Aktualności

Odpowiedzą za jazdę w stanie nietrzeźwości

52-latek kierując skuterem w organizmie miał prawie 3,5 promila. W miejscowości Karp wyjechał na drogę wprost pod samochód zgłaszającej. Kobieta zdołała uniknąć zderzenia, o stworzonym przez 52-latka zagrożeniu w ruchu drogowym powiadomiła służby. Natomiast w Wielączy zatrzymany do kontroli drogowej kierowca mercedesa przewoził 5-letnie dziecko. Obaj kierujący ze swojego nieodpowiedzialnego zachowania wytłumaczą się w sądzie.

Wczoraj zgłaszająca zawiadomiła policjantów, że w miejscowości Karp kierujący skuterem wyjechał z drogi gruntowej na drogę publiczną bezpośrednio przed jej samochód. Następnie nie mogąc utrzymać prostego toru jazdy wjechał na przeciwny pas ruchu, powrócił na swój pas i po pewnym czasie skręcił na teren posesji. Zgłaszającej udało się uniknąć zderzenia ze skuterem, jednak przypuszczając, że kierujący jest nietrzeźwy postanowiła zadzwonić na numer alarmowy.

Przypuszczenia zgłaszającej potwierdzili policjanci. Wykonane przez nich badanie stanu trzeźwości kierującego skuterem - 52-latka z gminy Sitno, wykazało w jego organizmie blisko 3,5 promila. Dodatkowo pojazd, którym się poruszał nie miał aktualnych badań technicznych. Mężczyzna odpowie za kierowanie w stanie nietrzeźwości.

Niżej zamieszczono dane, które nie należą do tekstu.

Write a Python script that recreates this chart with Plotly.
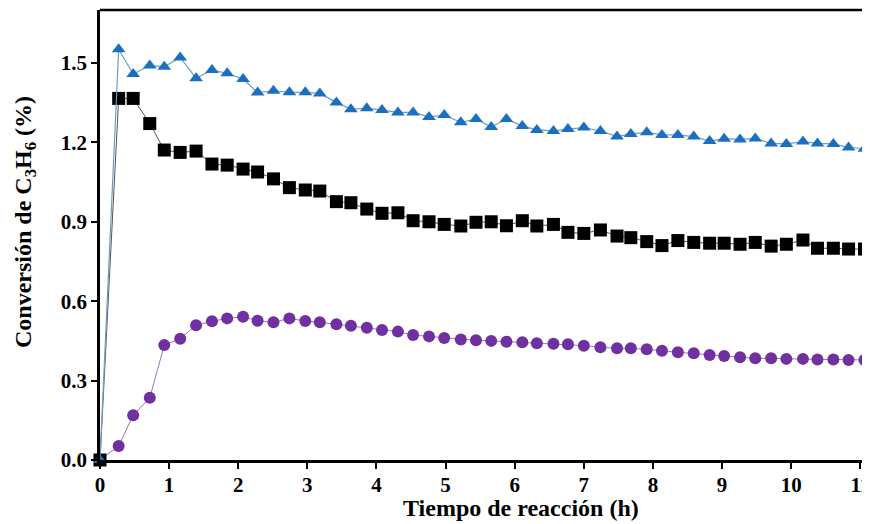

Konsekwencje kierowania pojazdem w stanie nietrzeźwości poniesie też kierujący mercedesem, którego patrol zamojskiego ruchu drogowego zatrzymał wczoraj do kontroli drogowej w Wielączy. Siedzący za kierownicą tego pojazdu 40-latek z gminy Szczebrzeszyn w organizmie miał ponad 0,6 promila. Dodatkowo będąc nietrzeźwym przewoził 5-letnie dziecko, nad którym sprawował opiekę. O sytuacji został powiadomiony sąd do spraw rodzinnych i nieletnich. Maluchem natomiast zaopiekowała się babcia.

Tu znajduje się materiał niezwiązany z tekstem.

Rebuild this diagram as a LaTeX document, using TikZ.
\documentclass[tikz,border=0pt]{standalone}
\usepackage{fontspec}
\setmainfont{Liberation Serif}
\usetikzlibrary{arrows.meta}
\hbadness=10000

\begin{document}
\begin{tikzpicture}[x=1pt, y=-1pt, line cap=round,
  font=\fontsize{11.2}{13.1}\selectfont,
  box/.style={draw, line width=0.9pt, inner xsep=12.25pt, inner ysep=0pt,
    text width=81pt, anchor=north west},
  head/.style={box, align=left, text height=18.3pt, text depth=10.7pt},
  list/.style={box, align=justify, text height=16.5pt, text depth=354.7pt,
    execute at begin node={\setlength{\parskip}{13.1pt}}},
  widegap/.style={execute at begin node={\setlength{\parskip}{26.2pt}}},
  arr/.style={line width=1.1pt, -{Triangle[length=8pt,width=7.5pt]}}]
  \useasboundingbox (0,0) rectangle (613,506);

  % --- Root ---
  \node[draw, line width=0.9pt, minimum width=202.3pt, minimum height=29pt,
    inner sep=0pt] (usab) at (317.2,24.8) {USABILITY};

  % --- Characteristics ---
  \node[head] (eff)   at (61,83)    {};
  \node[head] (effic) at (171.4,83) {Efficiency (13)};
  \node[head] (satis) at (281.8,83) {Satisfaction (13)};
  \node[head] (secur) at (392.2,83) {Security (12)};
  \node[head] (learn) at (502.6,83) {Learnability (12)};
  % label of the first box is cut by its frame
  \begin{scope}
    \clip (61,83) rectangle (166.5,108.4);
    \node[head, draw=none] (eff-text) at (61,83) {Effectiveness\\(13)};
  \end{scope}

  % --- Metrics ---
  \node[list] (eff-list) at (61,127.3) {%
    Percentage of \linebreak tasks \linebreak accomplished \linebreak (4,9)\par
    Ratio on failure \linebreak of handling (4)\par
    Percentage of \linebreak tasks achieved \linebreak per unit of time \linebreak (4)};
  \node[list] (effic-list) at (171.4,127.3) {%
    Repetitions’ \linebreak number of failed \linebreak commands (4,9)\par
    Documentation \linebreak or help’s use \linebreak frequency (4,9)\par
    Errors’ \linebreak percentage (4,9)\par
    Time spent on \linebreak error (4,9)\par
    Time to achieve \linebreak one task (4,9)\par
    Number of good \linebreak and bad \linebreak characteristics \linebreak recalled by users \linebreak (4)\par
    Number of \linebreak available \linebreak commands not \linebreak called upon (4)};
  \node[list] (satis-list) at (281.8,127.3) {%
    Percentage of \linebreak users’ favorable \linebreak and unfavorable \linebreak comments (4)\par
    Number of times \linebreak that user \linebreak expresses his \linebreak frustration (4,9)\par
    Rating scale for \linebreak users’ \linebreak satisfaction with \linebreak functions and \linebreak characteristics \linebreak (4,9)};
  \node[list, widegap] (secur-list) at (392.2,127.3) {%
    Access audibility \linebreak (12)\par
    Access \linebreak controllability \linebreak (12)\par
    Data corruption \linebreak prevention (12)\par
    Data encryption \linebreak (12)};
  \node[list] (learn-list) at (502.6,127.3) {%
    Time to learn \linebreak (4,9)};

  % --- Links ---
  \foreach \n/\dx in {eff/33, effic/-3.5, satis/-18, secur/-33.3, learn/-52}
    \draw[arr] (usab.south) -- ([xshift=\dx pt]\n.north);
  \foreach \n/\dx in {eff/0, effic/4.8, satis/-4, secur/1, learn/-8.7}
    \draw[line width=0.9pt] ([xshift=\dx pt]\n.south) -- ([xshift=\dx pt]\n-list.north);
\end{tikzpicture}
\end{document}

Przypominamy, że kierowanie pojazdem mechanicznym w stanie nietrzeźwości zagrożone jest karą pozbawienia wolności do lat 2 oraz utratą prawa jazdy. Dodatkowo pijany kierowca stwarza realne zagrożenie na drodze. Przez jego nieodpowiedzialne zachowanie ktoś może stracić zdrowie, a nawet życie.